Book by JANE SATTERFIELD
Reviewed by CAITLIN DOYLE
Throughout her impressive body of work, which includes three collections of poetry and a memoir, Jane Satterfield explores the roles of place and gender in human identity. Born in England and raised in America, she probes what it means to reconcile the legacies of intertwined lineages. Satterfield complicates her inquiry into cultural inheritance by emphasizing female experience. In her first poetry book, Shepherdess with an Automatic, she described her youthful adventures during the 1980s; “going to clubs” in “boots with zip-laces to accelerate the kill” (in contrast to1950s housewives “decked out” like “living dolls”). Her Familiars, Satterfield’s most recent collection, takes us further back in time, to the 1970s.

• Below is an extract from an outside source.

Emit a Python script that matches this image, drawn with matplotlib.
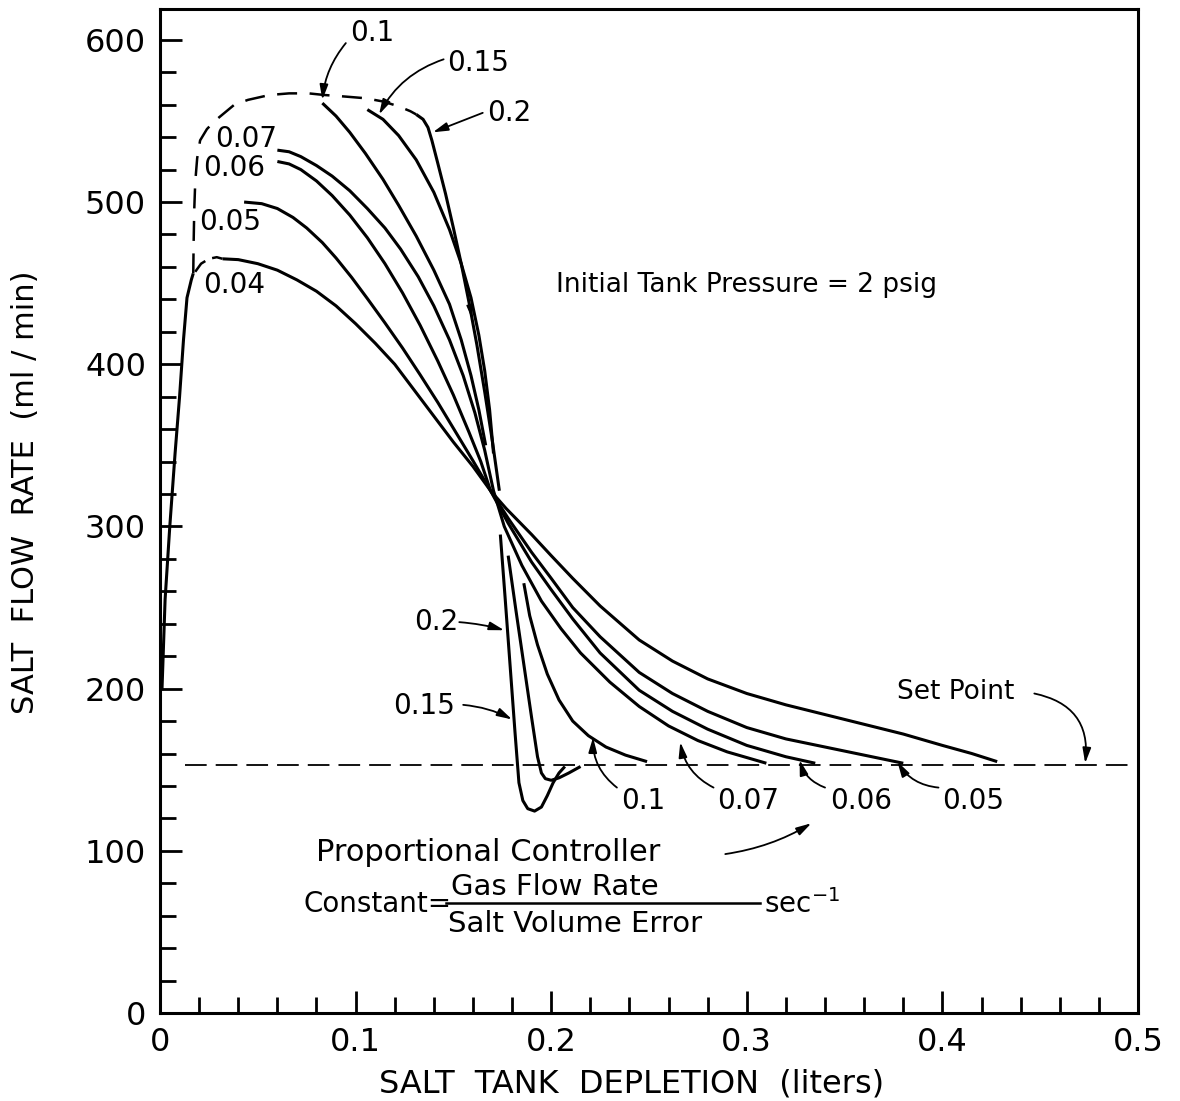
import matplotlib
matplotlib.use("Agg")
import matplotlib.pyplot as plt
from matplotlib.ticker import MultipleLocator

plt.rcParams['font.family'] = ['DejaVu Sans']
plt.rcParams['mathtext.fontset'] = 'dejavusans'

# ---- data (x = liters, y = ml/min) ----
# common start-up rise (solid) and envelope of starting points (dashed)
rise_x = [0.001, 0.0026, 0.005, 0.0077, 0.010, 0.012, 0.0138, 0.016, 0.017]
rise_y = [199, 255, 300, 345, 380, 415, 441, 452, 456]

env_x = [0.017, 0.0172, 0.0175, 0.018, 0.019, 0.0205, 0.024, 0.028, 0.033, 0.038,
         0.045, 0.056, 0.066, 0.076, 0.084, 0.095, 0.105, 0.114, 0.122, 0.128, 0.131]
env_y = [456, 475, 495, 512, 527, 538, 545, 550, 555, 560,
         563, 566, 567, 567, 566, 565, 564, 562, 559, 556, 554]

link04_x = [0.018, 0.021, 0.025, 0.029, 0.032]
link04_y = [457, 462, 465, 466, 465]

# continuous curves (constants 0.04 - 0.07)
c004_x = [0.032, 0.040, 0.050, 0.060, 0.070, 0.080, 0.090, 0.100, 0.110, 0.120, 0.130,
          0.140, 0.150, 0.160, 0.169, 0.177, 0.190, 0.200, 0.211, 0.225, 0.245, 0.262,
          0.280, 0.300, 0.320, 0.340, 0.360, 0.380, 0.400, 0.415, 0.428]
c004_y = [465, 464.5, 462, 458, 452, 445, 436, 425, 413, 400, 384,
          368, 352, 337, 322, 311, 295, 282, 268, 251, 230, 217,
          206, 197, 190, 184, 178, 172, 165, 160, 155]

c005_x = [0.043, 0.052, 0.060, 0.068, 0.075, 0.083, 0.090, 0.098, 0.106, 0.115, 0.124,
          0.133, 0.142, 0.151, 0.160, 0.169, 0.178, 0.190, 0.200, 0.211, 0.225, 0.245,
          0.262, 0.280, 0.300, 0.320, 0.340, 0.360, 0.380]
c005_y = [500, 499, 496, 490.5, 484, 475, 465.5, 453.5, 440.5, 425.5, 410,
          393.5, 376.5, 358.5, 340.5, 322, 305, 284, 268, 250, 232, 210,
          197, 186, 176, 169, 164, 159, 154]

c006_x = [0.060, 0.066, 0.072, 0.080, 0.088, 0.097, 0.106, 0.115, 0.124, 0.133, 0.142,
          0.150, 0.158, 0.164, 0.169, 0.178, 0.190, 0.200, 0.211, 0.225, 0.245, 0.262,
          0.280, 0.300, 0.320, 0.335]
c006_y = [525, 523.5, 520, 513, 504, 492, 478, 462, 444, 424, 402,
          381, 358, 340, 322, 302, 278, 261, 243, 222, 199, 186,
          175, 165, 158, 154]

c007_x = [0.060, 0.066, 0.072, 0.080, 0.088, 0.097, 0.106, 0.115, 0.123, 0.132, 0.140,
          0.148, 0.155, 0.161, 0.166, 0.1705, 0.176, 0.185, 0.195, 0.205, 0.215, 0.230,
          0.245, 0.260, 0.275, 0.290, 0.310]
c007_y = [532, 531, 528, 522.5, 516, 507, 496, 484, 471, 454, 436,
          415, 393, 370, 347, 322, 300, 276, 254, 237, 222, 204,
          189, 177, 168, 161, 154]

# curves with a jump (constants 0.1 - 0.2): upper and lower branches
c01_up_x = [0.083, 0.090, 0.097, 0.105, 0.114, 0.122, 0.131, 0.140, 0.148, 0.154, 0.159, 0.163, 0.1665]
c01_up_y = [561, 553, 543, 530, 514, 498, 479, 458, 437, 415, 393, 372, 350]
c01_lo_x = [0.186, 0.189, 0.193, 0.198, 0.204, 0.211, 0.219, 0.228, 0.238, 0.249]
c01_lo_y = [265, 245, 227, 209, 193, 180, 171, 164, 159, 155]

c015_up_x = [0.106, 0.114, 0.122, 0.131, 0.140, 0.148, 0.154, 0.159, 0.163, 0.166, 0.1685, 0.1705]
c015_up_y = [557, 551, 541, 526, 506, 483, 462, 441, 418, 396, 372, 345]
c015_lo_x = [0.178, 0.182, 0.186, 0.190, 0.193, 0.195, 0.197, 0.200, 0.204, 0.209, 0.215]
c015_lo_y = [282, 248, 215, 182, 158, 148, 144.5, 143.5, 145, 148, 152]

c02_up_x = [0.131, 0.1345, 0.137, 0.139, 0.142, 0.146, 0.150, 0.154, 0.158, 0.162, 0.166, 0.170, 0.1735]
c02_up_y = [554, 551, 546, 538, 524, 505, 484, 462, 438, 412, 383, 352, 322]
c02_lo_x = [0.174, 0.1765, 0.179, 0.1815, 0.1835, 0.1855, 0.188, 0.1915, 0.195, 0.198, 0.201, 0.204, 0.207]
c02_lo_y = [295, 255, 214, 173, 142, 131, 126, 124.5, 127, 134, 142, 148, 152]

setpoint_x = [0.013, 0.497]
setpoint_y = [153, 153]

x_ticks = [0, 0.1, 0.2, 0.3, 0.4, 0.5]
x_labels = ['0', '0.1', '0.2', '0.3', '0.4', '0.5']
y_ticks = [0, 100, 200, 300, 400, 500, 600]
y_labels = ['0', '100', '200', '300', '400', '500', '600']

# ---- figure ----
fig = plt.figure(figsize=(11.8, 11.01), dpi=100)
ax = fig.add_axes([0.1356, 0.0799, 0.8288, 0.9119])

lw = 2.2
solid = dict(color='black', lw=lw, solid_capstyle='butt', solid_joinstyle='round')
ax.plot(rise_x, rise_y, **solid)
for xs, ys in [(c004_x, c004_y), (c005_x, c005_y), (c006_x, c006_y), (c007_x, c007_y),
               (c01_up_x, c01_up_y), (c01_lo_x, c01_lo_y),
               (c015_up_x, c015_up_y), (c015_lo_x, c015_lo_y),
               (c02_up_x, c02_up_y), (c02_lo_x, c02_lo_y)]:
    ax.plot(xs, ys, **solid)

ax.plot(env_x, env_y, color='black', lw=1.8, dashes=(8, 5))
ax.plot(link04_x, link04_y, color='black', lw=1.8, dashes=(6, 3))
ax.plot(setpoint_x, setpoint_y, color='black', lw=1.3, dashes=(12, 5))

ax.set_xlim(0, 0.5)
ax.set_ylim(0, 619)
ax.set_xticks(x_ticks)
ax.set_xticklabels(x_labels)
ax.set_yticks(y_ticks)
ax.set_yticklabels(y_labels)
ax.xaxis.set_minor_locator(MultipleLocator(0.02))
ax.yaxis.set_minor_locator(MultipleLocator(20))
ax.tick_params(which='both', direction='in', width=2, labelsize=23, colors='black')
ax.tick_params(which='major', length=16, pad=10)
ax.tick_params(which='minor', length=11.5)
ax.tick_params(axis='x', pad=10)
for sp in ax.spines.values():
    sp.set_linewidth(2.2)

ax.set_xlabel('SALT  TANK  DEPLETION  (liters)', fontsize=23)
ax.set_ylabel('SALT  FLOW  RATE  (ml / min)', fontsize=22)
ax.xaxis.set_label_coords(0.482, -0.071)
ax.xaxis.label.set_va('center')
ax.yaxis.set_label_coords(-0.138, 0.519)
ax.yaxis.label.set_va('center')

# ---- labels on the curves ----
fs = 20
arr = dict(arrowstyle='-|>,head_length=0.9,head_width=0.25', color='black', lw=1.3,
           shrinkA=0, shrinkB=0)

def label(txt, x, y, tip=None, start=None, rad=0.0, **kw):
    ax.text(x, y, txt, fontsize=kw.pop('size', fs), ha='left', va='center', **kw)
    if tip is not None:
        p = dict(arr)
        p['connectionstyle'] = 'arc3,rad=%s' % rad
        ax.annotate('', xy=tip, xytext=start, arrowprops=p)

label('0.1', 0.097, 604, tip=(0.083, 563), start=(0.095, 598), rad=0.15)
label('0.15', 0.147, 586, tip=(0.112, 554), start=(0.145, 588), rad=0.2)
label('0.2', 0.167, 555, tip=(0.1395, 543), start=(0.165, 555))
label('0.07', 0.028, 539)
label('0.06', 0.022, 521)
label('0.05', 0.020, 488)
label('0.04', 0.022, 449)
label('Initial Tank Pressure = 2 psig', 0.2025, 449, size=19)

label('0.2', 0.130, 241, tip=(0.176, 236), start=(0.153, 241), rad=-0.05)
label('0.15', 0.119, 189, tip=(0.180, 181), start=(0.155, 190), rad=-0.1)
label('0.1', 0.236, 131, tip=(0.2214, 170), start=(0.2336, 139), rad=-0.25)
label('0.07', 0.2848, 131, tip=(0.266, 167), start=(0.283, 139), rad=-0.25)
label('0.06', 0.3425, 131, tip=(0.327, 156), start=(0.340, 139), rad=-0.25)
label('0.05', 0.400, 131, tip=(0.377, 155), start=(0.398, 139), rad=-0.25)
label('Set Point', 0.377, 198, tip=(0.473, 154), start=(0.447, 197), rad=-0.45, size=19)

label('Proportional Controller', 0.080, 99, tip=(0.333, 117), start=(0.289, 98),
      rad=0.1, size=22)
ax.text(0.0735, 67, 'Constant=', fontsize=20, ha='left', va='center')
ax.text(0.149, 78, 'Gas Flow Rate', fontsize=21, ha='left', va='center')
ax.text(0.147, 55, 'Salt Volume Error', fontsize=21, ha='left', va='center')
ax.plot([0.146, 0.3065], [68, 68], color='black', lw=1.8)
ax.text(0.309, 67, r'sec$^{-1}$', fontsize=20, ha='left', va='center')

# direction arrow on the 0.2 curve
ax.annotate('', xy=(0.1595, 428), xytext=(0.1575, 443),
            arrowprops=dict(arrowstyle='-|>,head_length=0.8,head_width=0.2',
                            color='black', lw=1, shrinkA=0, shrinkB=0))

fig.savefig('out.png', dpi=100)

We glimpse her as a girl scout, part of a “troop of girls kitted out in jumpers, cable knee socks, & small green berets,” living “blissful on suburban streets” while “choppers stuttered over Saigon.” Both books, as well as her second poetry collection Assignation at Vanishing Point, combine coming-of-age material with adulthood examinations of love, sex, child rearing, historical influence, and literary ambition. In Her Familiars, Satterfield widens her range of subject matter, tones, and aesthetic approaches, mining the territory between domestic and public life in striking new ways.